Trimming your beard to one uniform length is pretty straightforward. However, attempting a faded beard? Give yourself as much time as possible. If you’re too heavy-handed, you might end up with a hatchet job. Or worse: no beard at all.

“The best way to do it, particularly until you build up a bit of confidence, is to start at the longest length and work your way down one step at a time,” says Hunt. “It’s the way most barbers learn how to fade a beard when they’re mastering their trade. If you’re using a trimmer that increases and decreases in millimetres then this is easy enough, but if you’re using a clipper with guards that attach, then be sure to move the blade lever up and down between them, as this halves the gap. For example, if you go from a three to a two guard, then there’s a four millimetre difference. But if you lift the lever, then this narrows to two millimetres, which will make it so much easier to achieve a seamless blend.”

#2: Start from the bottom

With almost all faded beard styles, the longest (and toughest) hair is at the chin. This helps to create and enhance a traditionally masculine jawline.

“Get the chin length on point and slowly decrease the length from here,” says Hunt. “Some barbers or stylists will start at the top of the sideburns, which is often where the shortest point is. However, there is a greater margin for error by doing this. If your transition from short to long is too severe, you’ll likely end up with less hair at the chin than you initially wanted.”

#3: The devil’s in the details

No matter how good your fade work is, it’s not gonna bang unless the edges are nice and clean.

“The easiest way is to remove all guards and protectors to expose the clipper blade,” says Hunt. “Don’t worry, these are unlikely to cut you as they’re not as sharp as a traditional razor. Holding your clippers in one hand, stretch your skin with the other to get the most surface area and best view, then lightly press the blade against your beard to create a clean line. Be sure to only nick the edges, as if you go too far in you could end up looking like Craig David from the early 2000s.”

#4: Invest in some decent kit

Sure, any set of clippers will do. But if you want to achieve the best fade possible, then you’ll need the best gear. Some professional-level clippers have something called “stagger-tooth blades.” These are designed to create a more even blend for fades and tapers.

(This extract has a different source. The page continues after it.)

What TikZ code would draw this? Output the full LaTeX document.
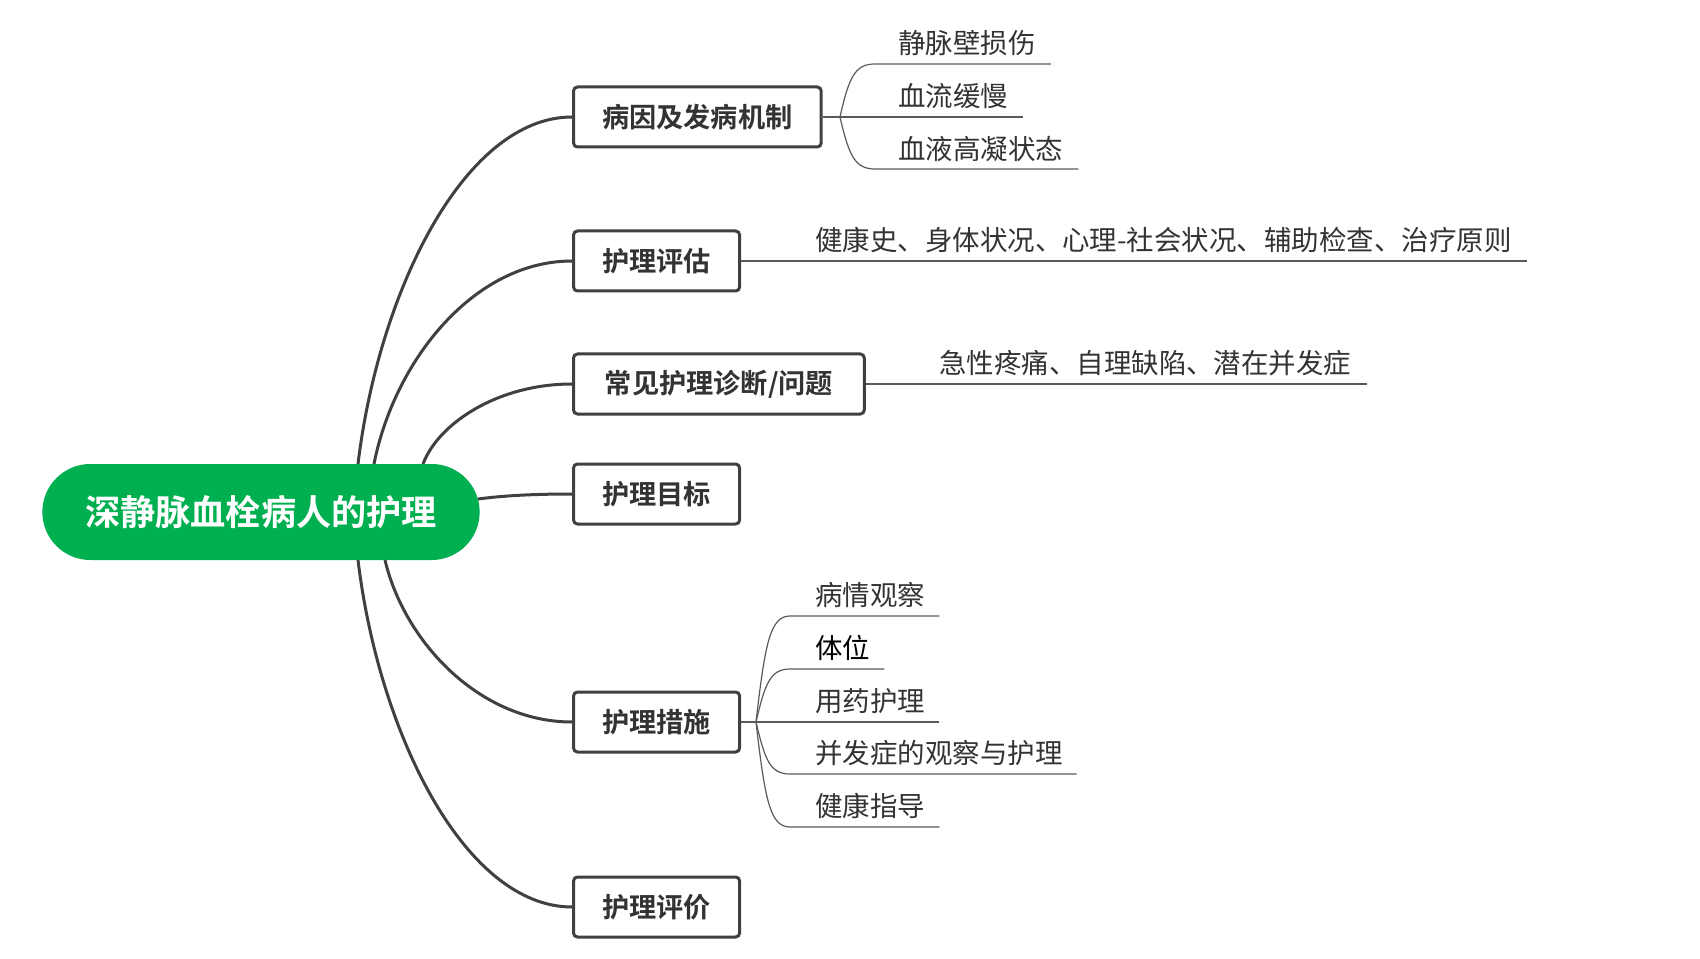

“Don’t be tricked into thinking that these will entirely do the job for you though,” says Hunt. “They make life easier, but you’ll still need to know what you’re doing to avoid calamity. Cordless clippers are always much easier to move around your face and into the difficult areas like under your neck and by your ears. Those pesky wires can get everywhere you don’t want them to.”

#5: Do your research

It’s well worth researching online to find out what kind of beard you want. That way, you know what length you need to leave at the longest point and how short you’re looking to go at the shortest. Also, much like head hair, beard types vary immensely, so consider how different styles would look with the colour and texture of your beard.

“For example, sharp lines and faded beards that transition from very short to very long tend to work best on dark, coarse beards,” says Hunt. “If your own facial foliage is lighter or finer, the end result may not be so striking, and you may be better going for a softer look.”

#6: Finish with a flourish

Once you’ve learned how to fade your beard, then be sure to reach for a little beard oil or balm to finish your look. Not only will these elixirs highlight your fine work by shaping and conditioning your strands, it’ll also help to keep your beard in tip-top condition, which will make the trimming job easier going forward.

“Beard oil is basically like a concentrated moisturiser for your chin coverage, preventing both the hairs and skin underneath from drying out,” says Hunt. “Balm does still offer hydration, but not to the same degree as oil. However, it does more in terms of shaping and styling which is ideal for longer appendages. Whichever one you choose to go for, be sure to choose a concoction that you like the smell of. There’s nothing worse than inhaling a scent you’re not keen on all day and night, particularly when its applied so close to your nostrils.”